BY ROB SALERNO - Queers concerned with the rights of our brothers and sisters overseas may have hit on a useful new strategy: tourism. 

It seems every week there's a new story about the hot new gay destination or the new country that's chasing after the pink dollar.

But this week brought news that Greece, long a gay tourism mecca for its iconic resort islands of Mykonos and Lesbos, is falling out of favour with gay tourists. Bloomberg reports that the drop-off has to do with tourists' discomfort with homophobia in Greece, and a renewed curiosity about destinations in Latin America, where gays and lesbians are starting to enjoy unprecedented advances in rights. 

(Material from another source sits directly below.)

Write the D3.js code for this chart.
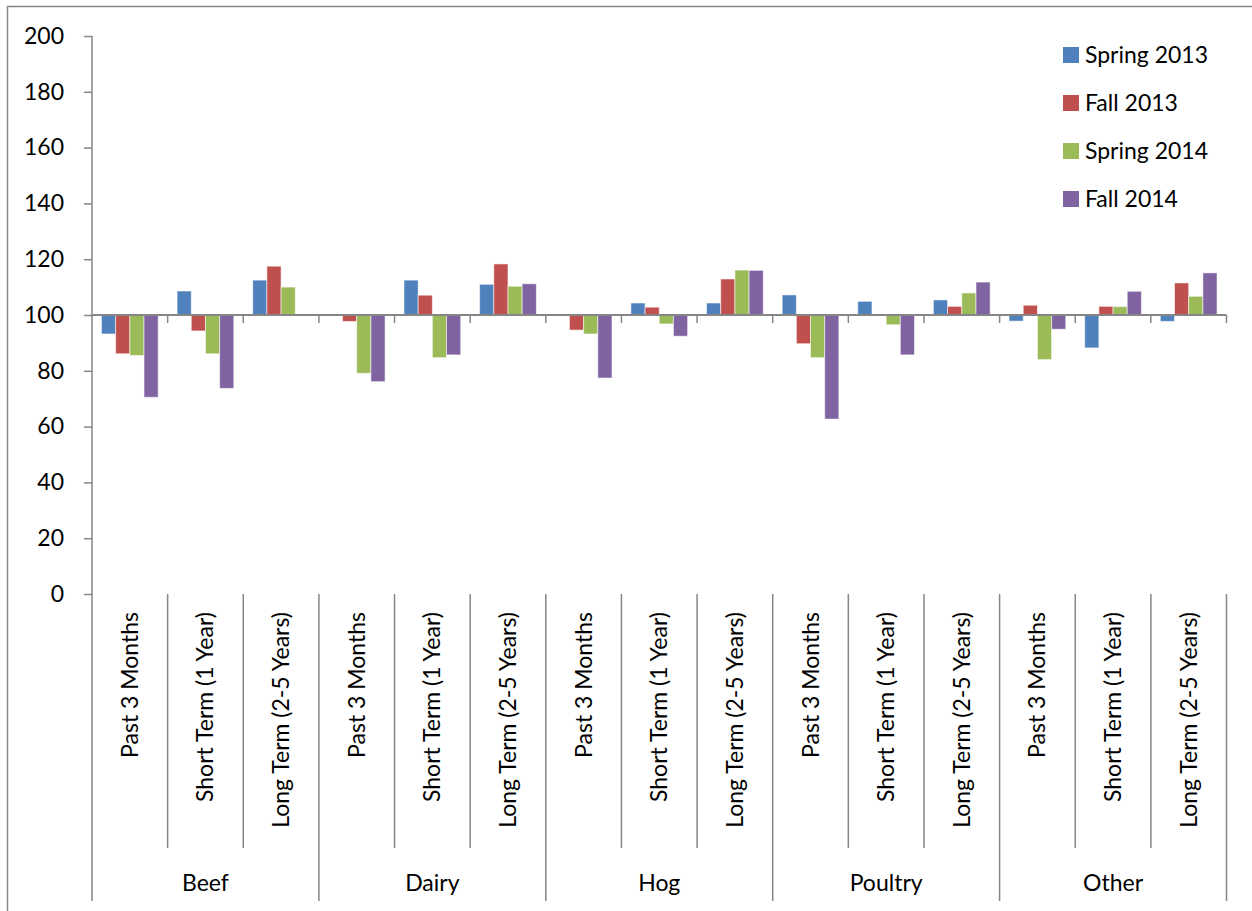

It appears that the Greek government is catching on, as the same report indicates that the country is considering passing same-sex civil union laws in order to bring some good news back to the country, which has spent the last year under scrutiny for its mounting debt woes. It's also a conscious attempt to differentiate the country from neighbouring Turkey, with whom Greece has a longstanding rivalry. Turkey is even further away from recognizing or protecting queer people than Greece is. 

While it would be great to have countries coming to the international queer community for advice on how to make us love them more, it's unclear if this case can be positively associated with other countries. Boycott campaigns may not work where the countries don't actually want queers to visit  and may just serve to further impoverish the poorest of people (see Jamaica).

Greece had already become used to an international queer presence, and our absence is what's making them call us back. As they say, you don't know what you've got till it's gone.

It may be that tourism can be a vital weapon for the advancement of gay rights only in places where a solid foundation of rights already exists.